Proprio le intese raggiunte dal Partito Socialista con i nazionalisti baschi e catalani hanno provocato le dure contestazioni dell’opposizione conservatrice, nelle cui file il Partido Popular – PP di centrodestra ha inseguito l’ultradestra di Vox nel denunciare che l’alleanza tra Pedro Sánchez e Pablo Iglesias metterebbe a rischio l’unità della Spagna, equivalendo di fatto a un tradimento della Nazione. A sostegno di accuse così gravi, i leader di PP e Vox (rispettivamente, Pablo Casado e Santiago Abascal) hanno portato le presunte manovre in corso per sconfessare la sentenza con cui il Tribunale Supremo nell’ottobre 2019 ha condannato gli ideatori del referendum illegittimo del 2017 per l’indipendenza di Barcellona da Madrid, con particolare riferimento all’eventualità che l’ex vicepresidente della Generalitat catalana Oriol Junqueras esca di carcere poiché protetto dall’immunità da europarlamentare, ottenuta in seguito alla sua elezione a Bruxelles nel maggio scorso.
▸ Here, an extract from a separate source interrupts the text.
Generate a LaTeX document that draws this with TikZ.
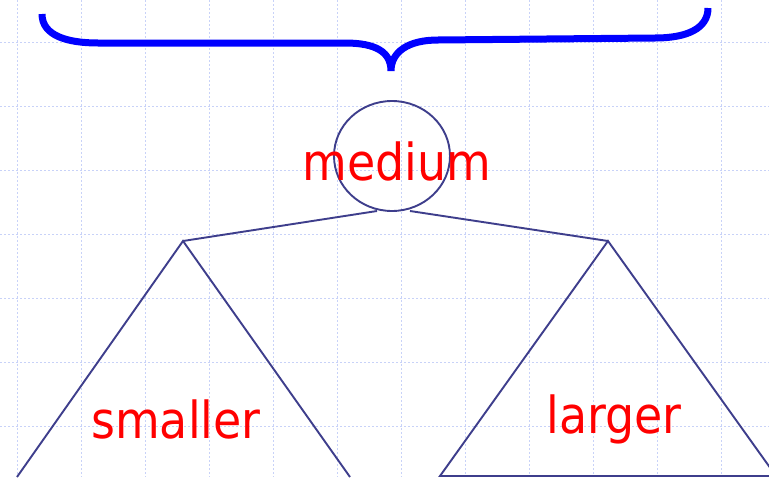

L’opposizione serrata cui andrà incontro nelle Cortes, a ogni modo, costituisce soltanto uno degli effetti della debolezza numerica e politica dell’asse tra socialisti, sinistra populista e partiti regionalisti, che se da un lato mette fine a uno stallo che rischiava di prolungarsi oltre l’accettabile per gli standard dell’Europa occidentale, dall’altro non aiuta in alcun modo a ridurre l’instabilità e la polarizzazione alle quali la Spagna pare sempre più esposta da quando è venuto meno il tradizionale bipartitismo PSOE-PP. In altri termini, se Sánchez già avrà vita difficile per far sì che il suo Governo arrivi fino al termine della Legislatura (previsto per l’autunno 2023), dovrà compiere un’autentica impresa se intenderà davvero contrastare le iniquità della società iberica e sanare le ampie divisioni (territoriali e non) esistenti nel Paese.